## Provided data
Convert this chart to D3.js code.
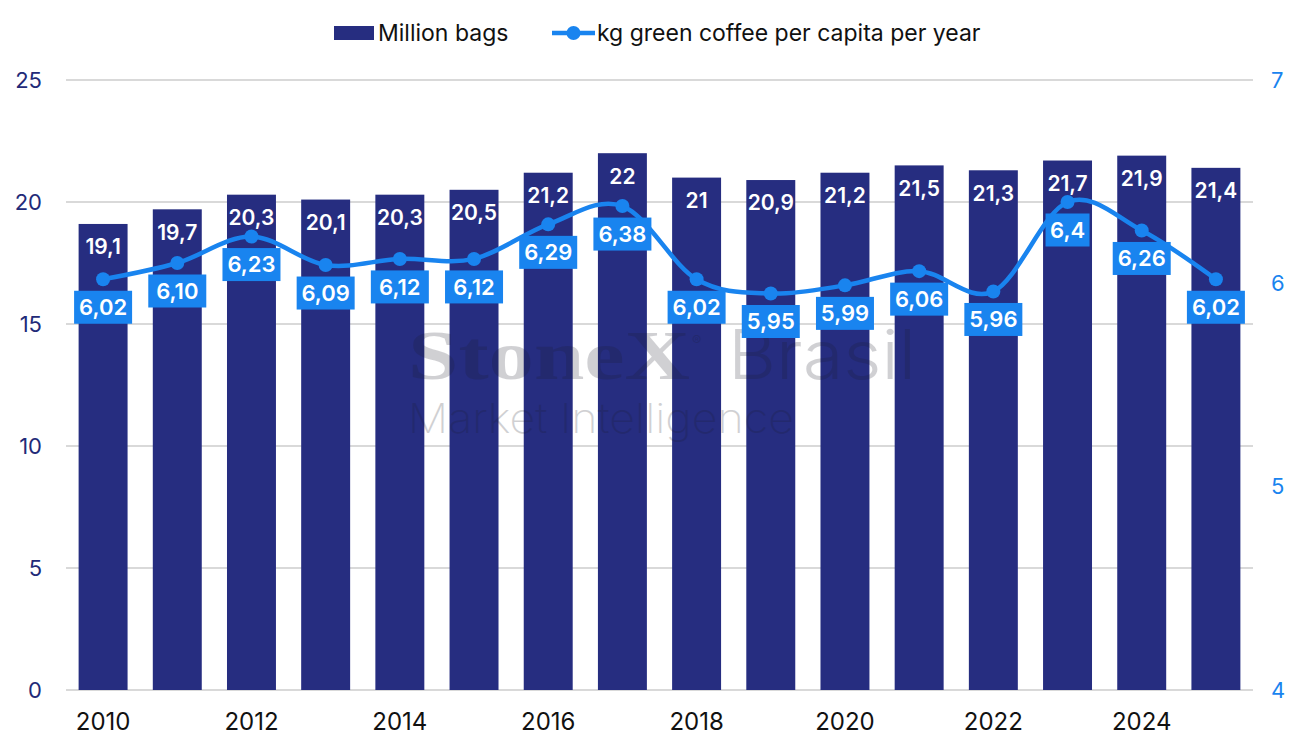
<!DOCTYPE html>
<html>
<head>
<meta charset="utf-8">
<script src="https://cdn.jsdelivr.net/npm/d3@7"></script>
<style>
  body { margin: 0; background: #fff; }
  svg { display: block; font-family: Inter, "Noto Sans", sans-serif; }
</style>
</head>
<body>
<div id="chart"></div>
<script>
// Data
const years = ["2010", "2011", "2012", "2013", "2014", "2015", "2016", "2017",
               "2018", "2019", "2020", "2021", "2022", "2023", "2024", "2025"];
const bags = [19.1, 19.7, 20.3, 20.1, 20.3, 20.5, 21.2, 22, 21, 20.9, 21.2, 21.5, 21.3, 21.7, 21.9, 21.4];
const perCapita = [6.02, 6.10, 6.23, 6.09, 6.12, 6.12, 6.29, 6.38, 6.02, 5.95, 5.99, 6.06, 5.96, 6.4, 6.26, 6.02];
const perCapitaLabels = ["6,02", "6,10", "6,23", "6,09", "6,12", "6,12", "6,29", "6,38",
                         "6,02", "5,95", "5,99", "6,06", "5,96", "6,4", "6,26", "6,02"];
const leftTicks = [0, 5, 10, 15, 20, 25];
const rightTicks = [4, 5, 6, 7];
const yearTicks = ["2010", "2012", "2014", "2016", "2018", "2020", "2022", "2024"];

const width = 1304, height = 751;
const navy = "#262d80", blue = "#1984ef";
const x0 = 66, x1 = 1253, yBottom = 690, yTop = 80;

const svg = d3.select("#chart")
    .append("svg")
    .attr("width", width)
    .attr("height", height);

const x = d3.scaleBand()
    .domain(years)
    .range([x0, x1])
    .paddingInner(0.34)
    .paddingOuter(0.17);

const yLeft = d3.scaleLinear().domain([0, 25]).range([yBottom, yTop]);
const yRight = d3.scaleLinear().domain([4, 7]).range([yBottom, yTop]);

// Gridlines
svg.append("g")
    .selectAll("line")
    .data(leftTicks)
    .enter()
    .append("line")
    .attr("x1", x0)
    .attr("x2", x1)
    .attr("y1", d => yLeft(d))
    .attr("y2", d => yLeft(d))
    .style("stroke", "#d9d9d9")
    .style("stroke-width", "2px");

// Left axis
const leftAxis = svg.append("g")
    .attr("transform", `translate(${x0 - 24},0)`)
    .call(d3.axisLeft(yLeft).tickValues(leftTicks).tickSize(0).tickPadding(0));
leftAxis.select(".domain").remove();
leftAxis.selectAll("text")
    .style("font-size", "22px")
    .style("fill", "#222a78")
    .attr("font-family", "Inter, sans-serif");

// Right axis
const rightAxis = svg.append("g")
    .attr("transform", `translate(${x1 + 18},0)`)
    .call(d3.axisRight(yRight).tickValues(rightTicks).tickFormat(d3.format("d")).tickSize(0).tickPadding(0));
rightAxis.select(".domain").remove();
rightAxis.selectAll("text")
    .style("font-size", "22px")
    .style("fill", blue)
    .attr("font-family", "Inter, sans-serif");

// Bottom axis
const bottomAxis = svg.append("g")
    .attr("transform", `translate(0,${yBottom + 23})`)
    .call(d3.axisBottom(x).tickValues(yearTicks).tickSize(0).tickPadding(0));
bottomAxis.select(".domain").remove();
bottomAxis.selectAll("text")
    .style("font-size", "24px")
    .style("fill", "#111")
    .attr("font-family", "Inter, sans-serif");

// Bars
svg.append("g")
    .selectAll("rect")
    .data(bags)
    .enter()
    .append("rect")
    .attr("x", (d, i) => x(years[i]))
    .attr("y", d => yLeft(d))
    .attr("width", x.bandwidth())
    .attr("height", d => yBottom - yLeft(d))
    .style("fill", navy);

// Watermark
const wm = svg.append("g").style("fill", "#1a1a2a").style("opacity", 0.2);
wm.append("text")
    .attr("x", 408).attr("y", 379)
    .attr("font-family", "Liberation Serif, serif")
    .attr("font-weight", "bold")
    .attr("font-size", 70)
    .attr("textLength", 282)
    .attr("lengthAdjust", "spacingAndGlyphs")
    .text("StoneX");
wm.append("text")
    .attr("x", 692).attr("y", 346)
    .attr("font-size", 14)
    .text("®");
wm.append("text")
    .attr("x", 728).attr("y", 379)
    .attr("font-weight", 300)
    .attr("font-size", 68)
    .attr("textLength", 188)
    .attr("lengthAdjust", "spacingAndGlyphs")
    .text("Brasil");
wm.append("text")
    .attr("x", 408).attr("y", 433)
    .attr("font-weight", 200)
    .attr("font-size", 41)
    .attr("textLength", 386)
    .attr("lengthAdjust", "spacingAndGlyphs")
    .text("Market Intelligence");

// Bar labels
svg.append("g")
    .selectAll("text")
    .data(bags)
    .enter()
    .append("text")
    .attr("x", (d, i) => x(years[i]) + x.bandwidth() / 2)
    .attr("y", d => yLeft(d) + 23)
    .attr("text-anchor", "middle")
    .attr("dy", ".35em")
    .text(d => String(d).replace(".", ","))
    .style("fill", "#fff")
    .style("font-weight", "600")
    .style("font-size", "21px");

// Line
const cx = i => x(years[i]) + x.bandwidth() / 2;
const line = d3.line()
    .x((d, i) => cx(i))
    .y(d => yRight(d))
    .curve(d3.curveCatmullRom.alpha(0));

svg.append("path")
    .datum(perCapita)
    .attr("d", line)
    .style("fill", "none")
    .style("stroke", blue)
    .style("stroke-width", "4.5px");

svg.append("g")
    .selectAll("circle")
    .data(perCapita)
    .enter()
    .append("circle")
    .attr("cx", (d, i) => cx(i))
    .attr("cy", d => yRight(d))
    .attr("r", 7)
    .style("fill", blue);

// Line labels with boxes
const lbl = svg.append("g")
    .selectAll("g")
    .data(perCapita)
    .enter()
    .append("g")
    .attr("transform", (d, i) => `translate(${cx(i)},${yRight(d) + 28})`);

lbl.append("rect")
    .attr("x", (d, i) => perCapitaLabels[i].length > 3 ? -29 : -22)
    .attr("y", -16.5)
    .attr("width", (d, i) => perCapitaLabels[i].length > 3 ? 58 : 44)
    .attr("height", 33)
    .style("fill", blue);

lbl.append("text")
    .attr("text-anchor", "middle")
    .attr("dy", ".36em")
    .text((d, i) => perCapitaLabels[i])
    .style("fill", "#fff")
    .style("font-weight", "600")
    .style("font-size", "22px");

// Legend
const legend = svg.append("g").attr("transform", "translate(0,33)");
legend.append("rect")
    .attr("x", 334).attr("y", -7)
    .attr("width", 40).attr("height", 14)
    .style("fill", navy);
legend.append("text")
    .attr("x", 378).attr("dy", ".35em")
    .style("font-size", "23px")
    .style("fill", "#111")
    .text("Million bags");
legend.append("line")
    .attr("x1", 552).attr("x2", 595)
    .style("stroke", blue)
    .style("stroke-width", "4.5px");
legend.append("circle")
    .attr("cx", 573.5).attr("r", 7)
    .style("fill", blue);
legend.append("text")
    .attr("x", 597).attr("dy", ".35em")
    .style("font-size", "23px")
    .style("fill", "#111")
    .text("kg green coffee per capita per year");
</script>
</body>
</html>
...
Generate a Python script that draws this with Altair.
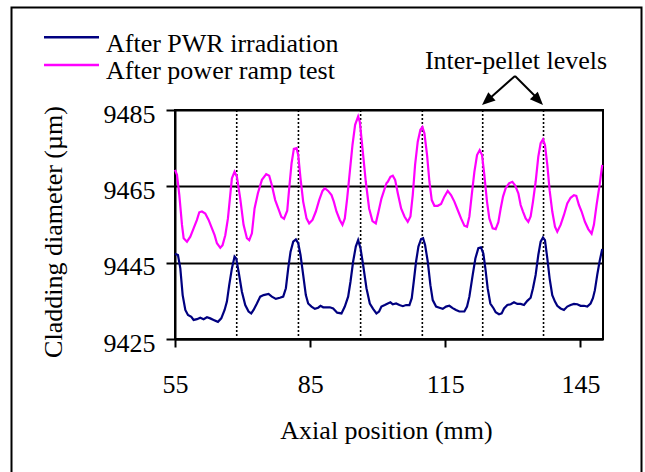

## Requirements
Give again the lines from "Convert this chart to D3.js code." to "d3.scaleLinear().domain([4, 7]).range([yBottom, yTop]);" exactly, both of those lines included, and do not include any pictures.

## Written answer
Convert this chart to D3.js code.
<!DOCTYPE html>
<html>
<head>
<meta charset="utf-8">
<script src="https://cdn.jsdelivr.net/npm/d3@7"></script>
<style>
  body { margin: 0; background: #fff; }
  svg { display: block; font-family: Inter, "Noto Sans", sans-serif; }
</style>
</head>
<body>
<div id="chart"></div>
<script>
// Data
const years = ["2010", "2011", "2012", "2013", "2014", "2015", "2016", "2017",
               "2018", "2019", "2020", "2021", "2022", "2023", "2024", "2025"];
const bags = [19.1, 19.7, 20.3, 20.1, 20.3, 20.5, 21.2, 22, 21, 20.9, 21.2, 21.5, 21.3, 21.7, 21.9, 21.4];
const perCapita = [6.02, 6.10, 6.23, 6.09, 6.12, 6.12, 6.29, 6.38, 6.02, 5.95, 5.99, 6.06, 5.96, 6.4, 6.26, 6.02];
const perCapitaLabels = ["6,02", "6,10", "6,23", "6,09", "6,12", "6,12", "6,29", "6,38",
                         "6,02", "5,95", "5,99", "6,06", "5,96", "6,4", "6,26", "6,02"];
const leftTicks = [0, 5, 10, 15, 20, 25];
const rightTicks = [4, 5, 6, 7];
const yearTicks = ["2010", "2012", "2014", "2016", "2018", "2020", "2022", "2024"];

const width = 1304, height = 751;
const navy = "#262d80", blue = "#1984ef";
const x0 = 66, x1 = 1253, yBottom = 690, yTop = 80;

const svg = d3.select("#chart")
    .append("svg")
    .attr("width", width)
    .attr("height", height);

const x = d3.scaleBand()
    .domain(years)
    .range([x0, x1])
    .paddingInner(0.34)
    .paddingOuter(0.17);

const yLeft = d3.scaleLinear().domain([0, 25]).range([yBottom, yTop]);
const yRight = d3.scaleLinear().domain([4, 7]).range([yBottom, yTop]);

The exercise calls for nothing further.